Landing the Big One

Landing the Big One

Sunday, January 23, 2005

"UN Logistics": Another Oxymoron

What important fact is buried in this AP article's lead?
An American admiral dismissed fears that the U.S. military is ending its relief effort for tsunami victims too soon, as a U.N. agency delivered aid on its own for the first time Sunday- a sign of civilian groups preparing to fill the gap as militaries pull out.
"...as a UN agency delivered aid on its own for the first time Sunday..."
On Sunday, a 400-ton landing vessel carrying World Food Program aid was due to arrive in Aceh's coastal Calang city, said program spokesman Gerald Bourke - the first time the U.N. agency has used its own ship to deliver aid in the disaster.

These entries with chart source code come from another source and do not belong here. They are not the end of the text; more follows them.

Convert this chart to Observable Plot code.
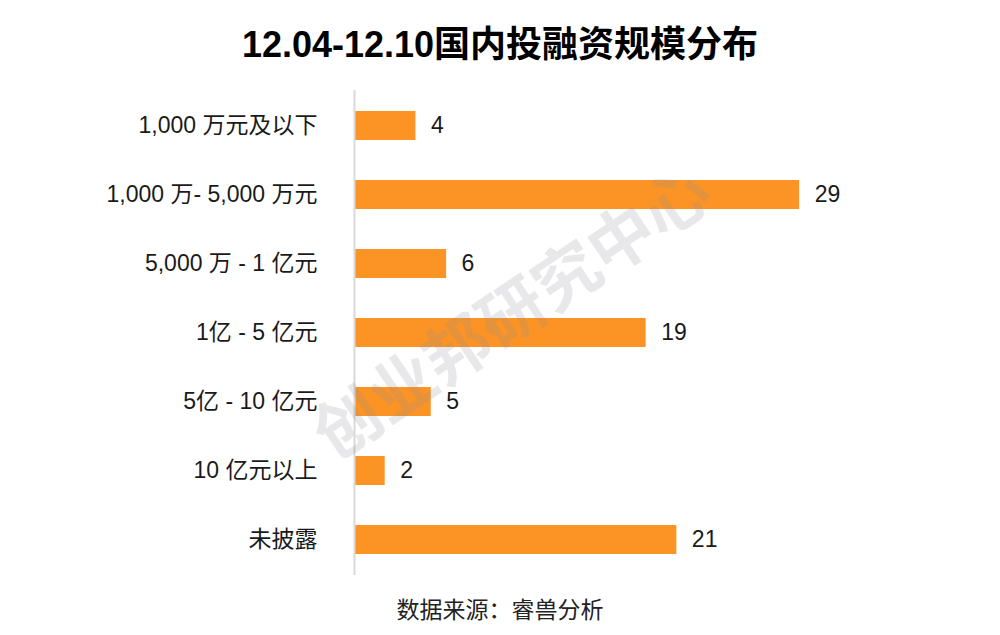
<!DOCTYPE html>
<html>
<head>
<meta charset="utf-8">
<script src="https://cdn.jsdelivr.net/npm/d3@7"></script>
<script src="https://cdn.jsdelivr.net/npm/@observablehq/plot@0.6"></script>
<style>
  html, body { margin: 0; padding: 0; background: #fff; }
  #wrap { width: 1000px; height: 635px; position: relative; overflow: hidden;
          font-family: "Liberation Sans", "Noto Sans CJK SC", sans-serif; }
  #title { height: 80px; line-height: 90px; text-align: center; font-size: 36px; font-weight: bold; color: #000; }
  #caption { height: 45px; line-height: 40px; text-align: center; font-size: 23px; color: #222; }
  svg { display: block; }
</style>
</head>
<body>
<div id="wrap">
  <div id="title">12.04-12.10国内投融资规模分布</div>
  <div id="chart"></div>
  <div id="caption">数据来源：睿兽分析</div>
</div>
<script>
const categories = ["1,000 万元及以下", "1,000 万- 5,000 万元", "5,000 万 - 1 亿元", "1亿 - 5 亿元", "5亿 - 10 亿元", "10 亿元以上", "未披露"];
const values = [4, 29, 6, 19, 5, 2, 21];
const watermark = "创业邦研究中心";

const data = categories.map((c, i) => ({category: c, value: values[i]}));

const chart = Plot.plot({
  width: 1000,
  height: 510,
  marginLeft: 354,
  marginRight: 32,
  marginTop: 10,
  marginBottom: 15,
  style: {fontFamily: "Liberation Sans, Noto Sans CJK SC, sans-serif", color: "#1a1a1a", background: "#fff"},
  x: {domain: [0, 40], axis: null},
  y: {domain: categories, paddingInner: 0.58, paddingOuter: 0.29, label: null},
  marks: [
    Plot.barX(data, {x: "value", y: "category", fill: "#fc9425"}),
    Plot.ruleX([0], {stroke: "#d9d9d9", strokeWidth: 2}),
    Plot.text(data, {x: "value", y: "category", text: d => String(d.value), textAnchor: "start", dx: 15, fontSize: 23, fill: "#1a1a1a"}),
    Plot.axisY({tickSize: 0, tickPadding: 37, fontSize: 23, label: null, fill: "#1a1a1a"}),
    Plot.text([watermark], {frameAnchor: "middle", text: d => d, rotate: -34, dx: -148, dy: -18, fontSize: 66, fontWeight: "bold", fill: "#8a8a9c", fillOpacity: 0.2})
  ]
});
document.getElementById("chart").appendChild(chart);
</script>
</body>
</html>
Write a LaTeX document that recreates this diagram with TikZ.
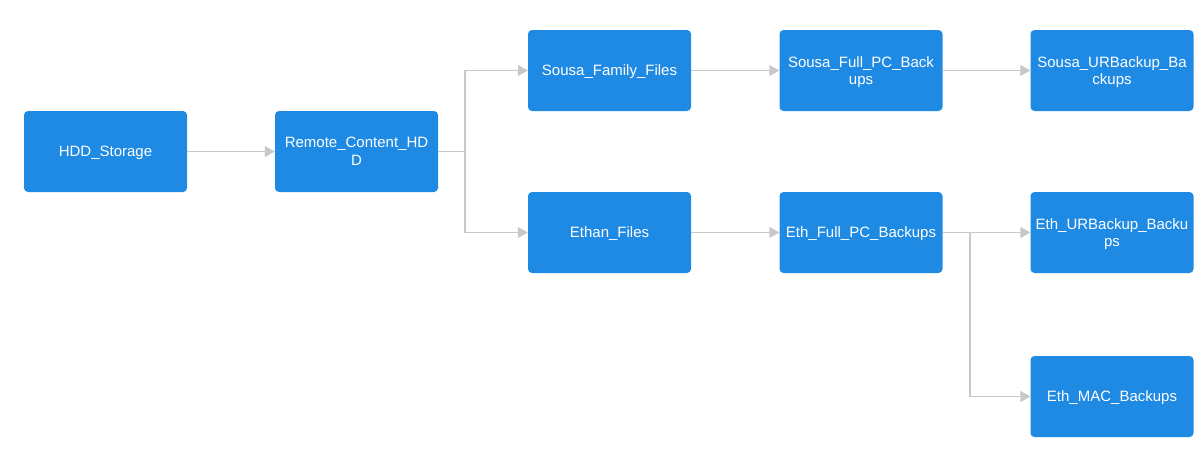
\documentclass[tikz,border=0pt]{standalone}
\usepackage{fontspec}
\setmainfont{Liberation Sans}
\usetikzlibrary{arrows.meta}
\definecolor{boxblue}{RGB}{30,138,228}
\definecolor{linegray}{RGB}{200,200,200}
\tikzset{
  box/.style={rectangle, rounded corners=4pt, fill=boxblue, draw=none,
    minimum width=163pt, minimum height=81pt, inner sep=0pt, text depth=0pt,
    text=white, align=center, font=\fontsize{15pt}{17.5pt}\selectfont},
  conn/.style={draw=linegray, line width=1.3pt,
    -{Triangle[length=10pt,width=11pt]}},
  plain/.style={draw=linegray, line width=1.3pt}
}
\begin{document}
\begin{tikzpicture}[x=1pt,y=-1pt]
\useasboundingbox (0,0) rectangle (1200,450);
\node[box] (hdd) at (105.5,151.5) {HDD\_Storage};
\node[box] (remote) at (356.5,151.5) {Remote\_Content\_HD\\D};
\node[box] (sfam) at (609.5,70.5) {Sousa\_Family\_Files};
\node[box] (ethan) at (609.5,232.5) {Ethan\_Files};
\node[box] (sfull) at (861,70.5) {Sousa\_Full\_PC\_Back\\ups};
\node[box] (efull) at (861,232.5) {Eth\_Full\_PC\_Backups};
\node[box] (sur) at (1112,70.5) {Sousa\_URBackup\_Ba\\ckups};
\node[box] (eur) at (1112,232.5) {Eth\_URBackup\_Backu\\ps};
\node[box] (emac) at (1112,396.5) {Eth\_MAC\_Backups};
\coordinate (j1) at (465,151.5);
\coordinate (j2) at (970,232.5);
\draw[conn] (hdd) -- (remote);
\draw[plain] (remote.east) -- (j1);
\draw[conn] (j1) |- (sfam.west);
\draw[conn] (j1) |- (ethan.west);
\draw[conn] (sfam) -- (sfull);
\draw[conn] (sfull) -- (sur);
\draw[conn] (ethan) -- (efull);
\draw[plain] (efull.east) -- (j2);
\draw[conn] (j2) -- (eur.west);
\draw[conn] (j2) |- (emac.west);
\end{tikzpicture}
\end{document}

Thousands of victims are at a makeshift camp among the ruins of the destroyed city.
Suffering succotash! It's been almost 4 weeks and this is the first UN boat load of aid? I've been critical of the UN's slowness in getting mobilized and their seeming inability to grasp the concept that the area most affected by the tsunami were on the coast (see here, here, here, here, here (January 1: "Egeland said the United Nations needs cargo airplanes, 100 boats, several hundred trucks, 10 fully equipped base camps with staff support for the aid personnel and water treatment units." I said, "Really, it has taken them a week to figure this out?"), here, here, here, here, and here (which points out on January 13, over two weeks after the disaster, the UN announced:
Overloading of the air routes and land routes has resulted in UNJLC assessing the potential for greater utilization of sea routes. The implications for loading/off loading are being investigated; especially given the substantial assets on offer for sea based transport/offloading (landing craft)).
I guess it took them another 10 days to figure out what any sentient creature could see by looking at a map - there's a lot of water around these beach areas that were hit by the tsunami. I guess the people who received aid from the US, Australian, Singapore and other naval and sea (update: and air) forces ought to be counting their blessings that they were not waiting on the UN to get its act together. Many of them would be dead.

Update: The Diplomad provides a lengthy list of what the US was doing while the UN was "assessing" or whatever.